Trois éléments sautent aux yeux. En premier, la croissance nominale du chiffre d'affaires de 3.7% par rapport au premier trimestre de l'an passé, positive sur le papier mais inférieure à l'inflation en réalité ; en dollars constants, l'activité semble être arrivée à un plateau, et cela depuis maintenant deux ans.

En second, une modeste augmentation du nombre d'abonnés, avec seulement deux millions de membres payants supplémentaires depuis le précédent trimestre ; or, Netflix a lancé ses initiatives contre le partage de comptes sur quelques marchés — pas encore aux Etats-Unis toutefois. L'impact de ces mesures semble donc avoir été limité alors qu'on en attendait beaucoup.

Troisièmement, le profit cash, ou free cash-flow, atteint $2.2 milliards au premier trimestre 2023 — c'est-à-dire autant que sur les quatre trimestres de l'année précédente cumulés. La source de cette amélioration n'est pas compliquée à trouver : Netflix a tout simplement rogné sur les investissements de nouveaux contenus, comme le demandaient justement les investisseurs.

S'agit-il là d'un "quick fix" ou d'un authentique changement d'orientation ? Peut-être un peu des deux. Le management reprend d'ailleurs les investissements dès le second trimestre. Il promet désormais $3.5 milliards de free cash-flow sur l'année : c'est toujours quarante-trois fois la capitalisation boursière actuelle de $150 milliards. 
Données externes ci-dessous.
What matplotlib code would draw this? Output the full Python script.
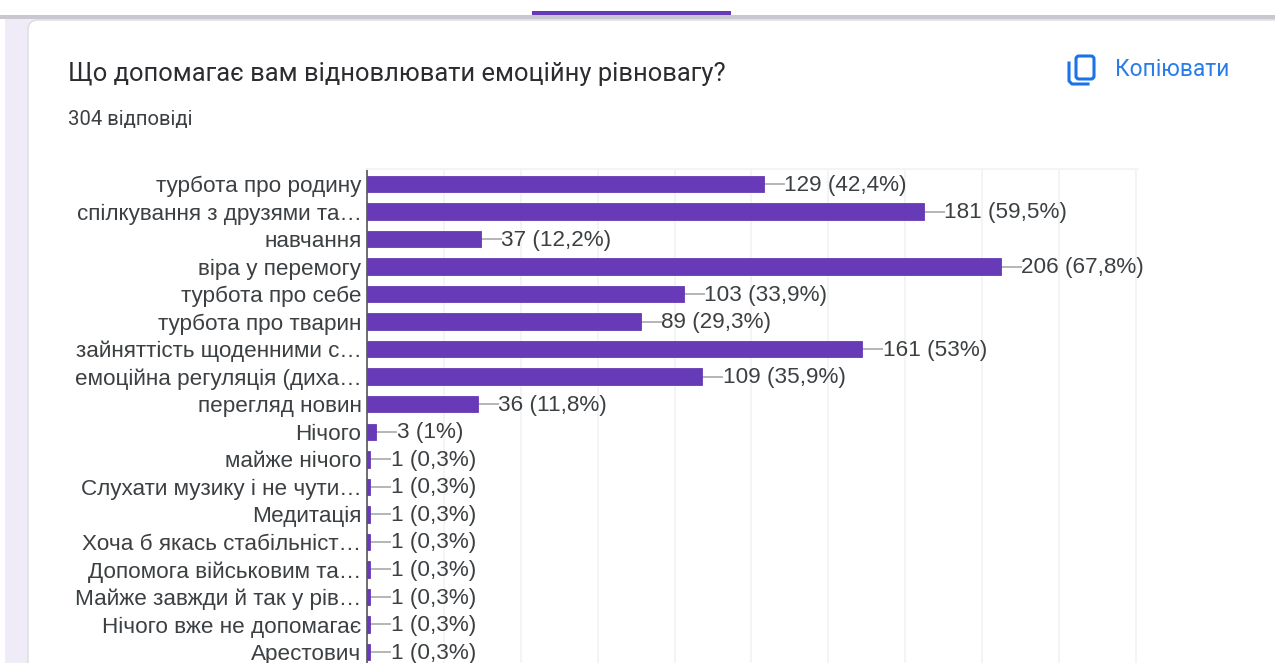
import matplotlib
matplotlib.use("Agg")
import matplotlib.pyplot as plt
from matplotlib.patches import FancyBboxPatch, Rectangle

W, H = 1275, 663

labels = ["турбота про родину", "спілкування з друзями та…", "навчання", "віра у перемогу",
          "турбота про себе", "турбота про тварин", "зайняттість щоденними с…",
          "емоційна регуляція (диха…", "перегляд новин", "Нічого", "майже нічого",
          "Слухати музику і не чути…", "Медитація", "Хоча б якась стабільніст…",
          "Допомога військовим та…", "Майже завжди й так у рів…", "Нічого вже не допомагає",
          "Арестович"]
values = [129, 181, 37, 206, 103, 89, 161, 109, 36, 3, 1, 1, 1, 1, 1, 1, 1, 1]
percents = ["42,4%", "59,5%", "12,2%", "67,8%", "33,9%", "29,3%", "53%", "35,9%", "11,8%",
            "1%", "0,3%", "0,3%", "0,3%", "0,3%", "0,3%", "0,3%", "0,3%", "0,3%"]
grid_ticks = [0, 25, 50, 75, 100, 125, 150, 175, 200, 225, 250]

purple = "#673ab7"
text_col = "#3c4043"

fig = plt.figure(figsize=(W / 100, H / 100), dpi=100, facecolor="white")

# page behind the chart, in pixels
bg = fig.add_axes([0, 0, 1, 1])
bg.set_xlim(0, W)
bg.set_ylim(H, 0)
bg.axis("off")
bg.add_patch(Rectangle((5, 19), W, H, fc="#efebf7", ec="none"))
bg.add_patch(Rectangle((0, 15), W, 4, fc="#c9c7cf", ec="none"))
bg.add_patch(Rectangle((532, 11), 199, 4, fc=purple, ec="none"))
bg.add_patch(FancyBboxPatch((36, 28), W, H, boxstyle="round,pad=8,rounding_size=10",
                            fc="white", ec="#dadce0", lw=1))
bg.text(68, 73.5, "Що допомагає вам відновлювати емоційну рівновагу?", family="Roboto",
        fontsize=18.35, color="#2b2c2f", va="center", ha="left")
bg.text(68, 119, "304 відповіді", family="Roboto", fontsize=14.6, color="#3c4043",
        va="center", ha="left")
bg.text(1115, 70, "Копіювати", family="Roboto", fontsize=16.4, color="#2a7de9",
        va="center", ha="left")
# copy icon
bg.add_patch(FancyBboxPatch((1076, 56), 18, 23, boxstyle="round,pad=0,rounding_size=3",
                            fc="white", ec="#1a73e8", lw=2.2))
bg.plot([1069, 1069, 1072, 1088], [63, 81, 84, 84], color="#1a73e8", lw=2.2)

# chart
left, right, top = 367, 1138, 169
ax = fig.add_axes([left / W, 0, (right - left) / W, (H - top) / H])
ax.patch.set_alpha(0)
rows = list(range(len(labels)))
ax.barh(rows, values, height=0.6, color=purple, edgecolor=purple, lw=0.6, zorder=3)

for r, v, p in zip(rows, values, percents):
    ax.plot([v, v + 6.5], [r, r], color="#b5b5b5", lw=1.4, zorder=2)
    ax.text(v + 6.7, r + 0.04, f"{v} ({p})", fontsize=16.2, family="Liberation Sans",
            color=text_col, va="center", ha="left")

ax.set_xlim(0, 250.7)
ax.set_ylim(17.4, -0.545)
ax.set_xticks(grid_ticks)
ax.tick_params(axis="x", bottom=False, labelbottom=False)
ax.grid(axis="x", color="#f4f4f4", lw=1.4, zorder=0)
ax.set_yticks(rows)
ax.set_yticklabels(labels, fontsize=16.2, family="Liberation Sans", color=text_col)
ax.tick_params(axis="y", length=0, pad=4)
for s in ["right", "bottom"]:
    ax.spines[s].set_visible(False)
ax.spines["top"].set_color("#f4f4f4")
ax.spines["top"].set_linewidth(1.4)
ax.spines["left"].set_color("#5f6368")
ax.spines["left"].set_linewidth(1.3)

fig.savefig("out.png", dpi=100)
Dans quelle mesure ce programme d'économies impactera-t-il l'acquisition de nouveaux abonnés face à la montée en puissance des grands studios sur le marché du streaming ? Il est permis de s'interroger sur ce point. Déjà, certains déplorent que Netflix glisse vers les sitcom sirupeuses à bas coût de production, laissant ainsi les grands blockbusters à ses rivaux.

Le secteur du streaming, qui émerge avec la gueule de bois après quelques années d'euphorie, rationalise son approche tandis que le paysage compétitif se stabilise : Disney augmente ses prix ; Paramount fait comprendre qu'il ne pourra pas faire cavalier seul ; Warner Bros procède à une sévère cure d'amaigrissement et unifie son offre ; quand Netflix revoit ses ambitions de production de contenus autrefois délirantes à la baisse.

Aucun de ces acteurs n'a le choix — ils doivent tous s'adapter aux nouveaux modes de consommation en ligne de leurs utilisateurs — mais la route semble encore longue avant qu'ils ne parviennent à rentabiliser les colossaux investissements de contenus nécessaires pour acquérir et fidéliser leurs abonnés.  

Une bonne nouvelle pour Netflix cependant : la notation de sa dette a été révisée à "investment grade" par Moody's — pour une activité aussi capitalistique, un atout certain dans un contexte de remontée des taux.